One of our liturgy's more beautiful prayers
- Rabbi Gail
- Jan 28, 2019
- 3 min read
What if you were told that a loving parent was going to wrap his arms around you to protect you from distress for a while? That you could forget about your worries and take a deep breath and just feel unhurried and peaceful and even nurtured? What a rare treat this would be for an adult!
I have two garments from my late father that cause me to feel that he is near me. I have a sweater that was his, and I can feel his warmth and love when I put it on. But I feel far more strongly his presence when I wear his tallit – it’s draped over my shoulders and feels so comforting and loving to me. It gives me courage and strength when I’m doing something new or challenging, and makes me feel that he is with me as long as I have it on.
There is a beautiful prayer in the evening liturgy, the Hashkivenu, which translates something like this:
“Lay us down, Adonai our God, in peace, and raise us up again, our Sovereign, to life. Spread over us Your shelter of peace, And guide us with Your good counsel. Save us for Your name's sake. Shield us from every enemy, plague, sword, famine, and sorrow. Remove the adversary from before and behind us. Shelter us in the shadow of Your wings, for You are the one who guards us and saves us,
You are the Sovereign of mercy and compassion. Guard our going out and our coming in, and grant us life and peace, now and always.
Blessed are you, Adonai, who guards Your people Israel forever.”
On Shabbat, the version with which you might be more familiar, it ends:
“Blessed are you, Adonai, who spreads your shelter of peace over us, over all of Your people, and over Jerusalem.”
This is an even more compelling ending, when you start to visualize what it is like to have God’s protective shelter of peace covering us, like a loving parent who won’t let any harm come to us.
For Shabbat, this prayer has a number of different musical settings, and there are many translations that are rendered poetically to serve as readings in English.

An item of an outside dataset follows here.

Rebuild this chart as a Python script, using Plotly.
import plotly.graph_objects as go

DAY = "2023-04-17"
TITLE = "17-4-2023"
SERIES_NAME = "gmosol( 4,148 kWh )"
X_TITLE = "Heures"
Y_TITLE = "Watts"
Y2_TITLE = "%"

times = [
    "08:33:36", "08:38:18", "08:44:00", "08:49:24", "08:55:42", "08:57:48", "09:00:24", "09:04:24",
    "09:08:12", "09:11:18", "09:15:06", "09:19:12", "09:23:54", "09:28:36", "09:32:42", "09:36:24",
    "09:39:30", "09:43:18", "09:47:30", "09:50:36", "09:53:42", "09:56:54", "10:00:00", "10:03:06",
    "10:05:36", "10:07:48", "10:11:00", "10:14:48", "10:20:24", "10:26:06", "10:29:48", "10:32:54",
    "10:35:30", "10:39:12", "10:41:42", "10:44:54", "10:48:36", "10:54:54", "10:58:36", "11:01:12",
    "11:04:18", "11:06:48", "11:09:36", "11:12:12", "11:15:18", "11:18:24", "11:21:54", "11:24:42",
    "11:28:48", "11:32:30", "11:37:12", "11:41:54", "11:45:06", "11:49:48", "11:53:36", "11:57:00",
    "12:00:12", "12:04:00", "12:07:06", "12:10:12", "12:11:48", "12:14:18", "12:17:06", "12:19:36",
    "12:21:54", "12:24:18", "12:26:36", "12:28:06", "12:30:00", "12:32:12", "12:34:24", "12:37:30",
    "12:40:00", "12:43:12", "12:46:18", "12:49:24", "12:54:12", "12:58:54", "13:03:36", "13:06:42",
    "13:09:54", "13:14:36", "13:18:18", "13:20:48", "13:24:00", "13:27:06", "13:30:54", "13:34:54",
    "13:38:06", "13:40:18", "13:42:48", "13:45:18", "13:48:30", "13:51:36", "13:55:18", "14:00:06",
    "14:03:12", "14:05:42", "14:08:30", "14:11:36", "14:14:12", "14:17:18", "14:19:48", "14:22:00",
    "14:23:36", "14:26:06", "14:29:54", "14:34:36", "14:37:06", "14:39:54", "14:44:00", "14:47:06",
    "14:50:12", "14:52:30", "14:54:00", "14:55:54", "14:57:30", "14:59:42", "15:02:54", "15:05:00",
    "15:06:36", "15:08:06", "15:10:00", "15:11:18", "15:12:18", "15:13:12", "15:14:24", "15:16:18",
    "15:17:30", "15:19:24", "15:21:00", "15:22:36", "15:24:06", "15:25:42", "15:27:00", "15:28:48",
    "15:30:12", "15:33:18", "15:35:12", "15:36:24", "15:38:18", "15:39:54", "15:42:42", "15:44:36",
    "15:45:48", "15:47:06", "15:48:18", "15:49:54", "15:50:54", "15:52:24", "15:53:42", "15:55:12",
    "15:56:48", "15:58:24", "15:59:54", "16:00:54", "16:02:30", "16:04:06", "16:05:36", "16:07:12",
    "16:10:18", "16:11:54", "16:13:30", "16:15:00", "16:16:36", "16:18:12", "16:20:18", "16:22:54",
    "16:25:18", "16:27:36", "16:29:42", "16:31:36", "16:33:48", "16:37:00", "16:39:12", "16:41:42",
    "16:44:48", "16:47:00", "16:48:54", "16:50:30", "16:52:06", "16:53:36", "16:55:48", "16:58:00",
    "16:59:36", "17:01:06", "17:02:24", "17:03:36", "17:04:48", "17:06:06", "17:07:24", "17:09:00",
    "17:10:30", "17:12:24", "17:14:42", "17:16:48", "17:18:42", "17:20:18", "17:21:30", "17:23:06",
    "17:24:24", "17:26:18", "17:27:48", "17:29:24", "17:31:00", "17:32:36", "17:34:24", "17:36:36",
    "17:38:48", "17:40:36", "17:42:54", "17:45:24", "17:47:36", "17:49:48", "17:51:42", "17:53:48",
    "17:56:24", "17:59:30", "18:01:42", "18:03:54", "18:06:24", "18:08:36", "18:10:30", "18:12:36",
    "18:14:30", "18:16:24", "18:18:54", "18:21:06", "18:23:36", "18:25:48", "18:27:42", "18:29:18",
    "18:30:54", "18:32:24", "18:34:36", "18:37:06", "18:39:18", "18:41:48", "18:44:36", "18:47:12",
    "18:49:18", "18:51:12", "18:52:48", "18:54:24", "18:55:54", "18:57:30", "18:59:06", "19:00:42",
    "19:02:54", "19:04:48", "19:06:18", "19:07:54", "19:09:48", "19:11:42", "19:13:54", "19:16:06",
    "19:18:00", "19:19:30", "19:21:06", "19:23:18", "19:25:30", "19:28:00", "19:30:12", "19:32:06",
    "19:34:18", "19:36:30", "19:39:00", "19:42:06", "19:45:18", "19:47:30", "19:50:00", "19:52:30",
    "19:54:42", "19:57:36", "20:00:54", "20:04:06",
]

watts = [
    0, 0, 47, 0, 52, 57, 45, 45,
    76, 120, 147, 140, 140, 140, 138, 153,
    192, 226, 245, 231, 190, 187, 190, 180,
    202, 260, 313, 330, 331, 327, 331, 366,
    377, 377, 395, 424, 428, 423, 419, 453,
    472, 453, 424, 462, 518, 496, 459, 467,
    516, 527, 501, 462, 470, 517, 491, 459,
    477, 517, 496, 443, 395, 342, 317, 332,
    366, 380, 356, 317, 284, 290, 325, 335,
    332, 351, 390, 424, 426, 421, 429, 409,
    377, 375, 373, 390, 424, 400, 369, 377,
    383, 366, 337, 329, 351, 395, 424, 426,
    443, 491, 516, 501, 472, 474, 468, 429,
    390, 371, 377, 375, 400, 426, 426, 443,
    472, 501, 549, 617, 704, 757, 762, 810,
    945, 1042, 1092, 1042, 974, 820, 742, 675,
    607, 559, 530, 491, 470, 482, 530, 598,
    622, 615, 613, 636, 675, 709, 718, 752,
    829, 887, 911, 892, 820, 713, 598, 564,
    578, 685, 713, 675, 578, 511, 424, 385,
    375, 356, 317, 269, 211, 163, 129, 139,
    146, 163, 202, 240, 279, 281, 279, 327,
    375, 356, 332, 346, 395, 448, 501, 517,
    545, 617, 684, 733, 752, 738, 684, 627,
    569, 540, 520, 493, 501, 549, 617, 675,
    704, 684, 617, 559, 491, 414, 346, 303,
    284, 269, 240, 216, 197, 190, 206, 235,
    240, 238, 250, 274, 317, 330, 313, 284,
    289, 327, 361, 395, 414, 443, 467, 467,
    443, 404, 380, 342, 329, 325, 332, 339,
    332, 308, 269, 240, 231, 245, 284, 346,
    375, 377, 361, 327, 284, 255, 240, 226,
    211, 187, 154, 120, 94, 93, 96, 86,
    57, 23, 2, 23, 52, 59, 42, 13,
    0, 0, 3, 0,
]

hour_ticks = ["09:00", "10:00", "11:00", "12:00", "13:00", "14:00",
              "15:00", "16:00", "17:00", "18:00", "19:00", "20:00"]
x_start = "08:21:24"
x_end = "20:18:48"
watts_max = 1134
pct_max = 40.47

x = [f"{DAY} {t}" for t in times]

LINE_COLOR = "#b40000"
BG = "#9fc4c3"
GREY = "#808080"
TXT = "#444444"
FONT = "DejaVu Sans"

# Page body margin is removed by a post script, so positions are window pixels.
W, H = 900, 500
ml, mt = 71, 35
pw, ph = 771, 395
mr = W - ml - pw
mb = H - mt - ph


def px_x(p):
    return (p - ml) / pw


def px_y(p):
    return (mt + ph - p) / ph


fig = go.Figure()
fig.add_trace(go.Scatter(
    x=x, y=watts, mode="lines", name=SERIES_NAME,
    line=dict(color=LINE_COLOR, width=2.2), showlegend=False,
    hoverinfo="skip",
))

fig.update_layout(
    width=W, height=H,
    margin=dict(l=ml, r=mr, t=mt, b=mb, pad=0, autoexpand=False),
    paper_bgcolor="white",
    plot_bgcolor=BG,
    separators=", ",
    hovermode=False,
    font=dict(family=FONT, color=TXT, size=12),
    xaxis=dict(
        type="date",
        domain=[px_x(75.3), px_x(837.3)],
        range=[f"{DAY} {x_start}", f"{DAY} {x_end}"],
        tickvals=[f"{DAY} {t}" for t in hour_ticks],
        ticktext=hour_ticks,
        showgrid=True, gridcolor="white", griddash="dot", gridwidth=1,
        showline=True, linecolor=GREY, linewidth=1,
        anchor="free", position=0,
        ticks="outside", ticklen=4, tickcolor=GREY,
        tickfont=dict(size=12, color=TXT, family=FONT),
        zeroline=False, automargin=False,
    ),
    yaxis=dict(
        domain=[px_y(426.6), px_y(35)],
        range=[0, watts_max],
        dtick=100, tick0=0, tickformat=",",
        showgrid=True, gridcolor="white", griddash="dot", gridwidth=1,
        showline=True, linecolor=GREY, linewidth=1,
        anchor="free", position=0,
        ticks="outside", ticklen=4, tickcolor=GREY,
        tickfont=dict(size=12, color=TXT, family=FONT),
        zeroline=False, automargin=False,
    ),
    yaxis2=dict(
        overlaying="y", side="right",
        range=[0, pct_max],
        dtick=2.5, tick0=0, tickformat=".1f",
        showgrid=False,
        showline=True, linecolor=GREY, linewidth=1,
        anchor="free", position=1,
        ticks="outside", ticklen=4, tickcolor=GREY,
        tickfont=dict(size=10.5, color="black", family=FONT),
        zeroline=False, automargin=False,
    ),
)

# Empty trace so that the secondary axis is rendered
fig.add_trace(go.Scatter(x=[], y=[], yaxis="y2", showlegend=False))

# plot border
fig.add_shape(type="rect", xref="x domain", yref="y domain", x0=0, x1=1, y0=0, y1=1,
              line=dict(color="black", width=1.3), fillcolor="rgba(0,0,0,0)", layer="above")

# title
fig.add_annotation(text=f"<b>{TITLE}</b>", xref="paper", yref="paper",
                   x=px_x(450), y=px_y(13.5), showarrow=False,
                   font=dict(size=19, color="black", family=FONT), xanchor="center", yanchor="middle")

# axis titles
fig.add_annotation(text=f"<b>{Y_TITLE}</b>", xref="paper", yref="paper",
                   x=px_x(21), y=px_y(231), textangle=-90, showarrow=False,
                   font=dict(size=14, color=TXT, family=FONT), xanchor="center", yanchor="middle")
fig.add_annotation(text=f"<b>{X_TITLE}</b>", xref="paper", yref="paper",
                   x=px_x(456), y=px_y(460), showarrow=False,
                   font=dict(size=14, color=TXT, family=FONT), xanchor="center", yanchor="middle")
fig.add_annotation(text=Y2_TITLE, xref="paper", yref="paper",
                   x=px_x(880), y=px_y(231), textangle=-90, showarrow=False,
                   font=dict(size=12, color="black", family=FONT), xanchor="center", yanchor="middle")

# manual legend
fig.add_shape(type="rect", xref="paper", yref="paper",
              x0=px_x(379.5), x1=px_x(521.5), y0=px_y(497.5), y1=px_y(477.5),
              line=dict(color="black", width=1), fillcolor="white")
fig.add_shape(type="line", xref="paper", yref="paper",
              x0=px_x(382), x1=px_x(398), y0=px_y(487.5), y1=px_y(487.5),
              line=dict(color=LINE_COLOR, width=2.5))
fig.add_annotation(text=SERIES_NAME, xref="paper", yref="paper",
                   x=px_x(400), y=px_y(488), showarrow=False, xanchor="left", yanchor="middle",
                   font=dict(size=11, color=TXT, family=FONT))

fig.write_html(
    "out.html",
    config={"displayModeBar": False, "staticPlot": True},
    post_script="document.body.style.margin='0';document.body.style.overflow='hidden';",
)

When I ask people what their favorite prayer is from the Friday night service, they almost invariably point to one of the versions of the Hashkivenu prayer. If you are familiar with it only from Friday night services, it would be understandable if you thought that the reference was to the peace of the Shabbat, the ceasing to worry about our everyday concerns and turning our focus instead to rest and peace, guarded by God. But the prayer actually is a reference to going to sleep each night; if you will listen to the Craig Taubman setting, you will realize that it sounds like nothing so much as a lullaby. The words are intended to convey the sentiment: “ May I lie down safely to sleep, guarded by God so that no harm will come to me as I lay slumbering, and may my soul be restored to me in the morning when I arise.” An equally beautiful interpretation, and it makes more sense now that we find it in our nightly service, not just on Shabbat.
May God guard the comings and goings of you and your loved ones, and may you always lie down in peace and security when you go to sleep, safe in the knowledge that you are being watched over by a loving parent.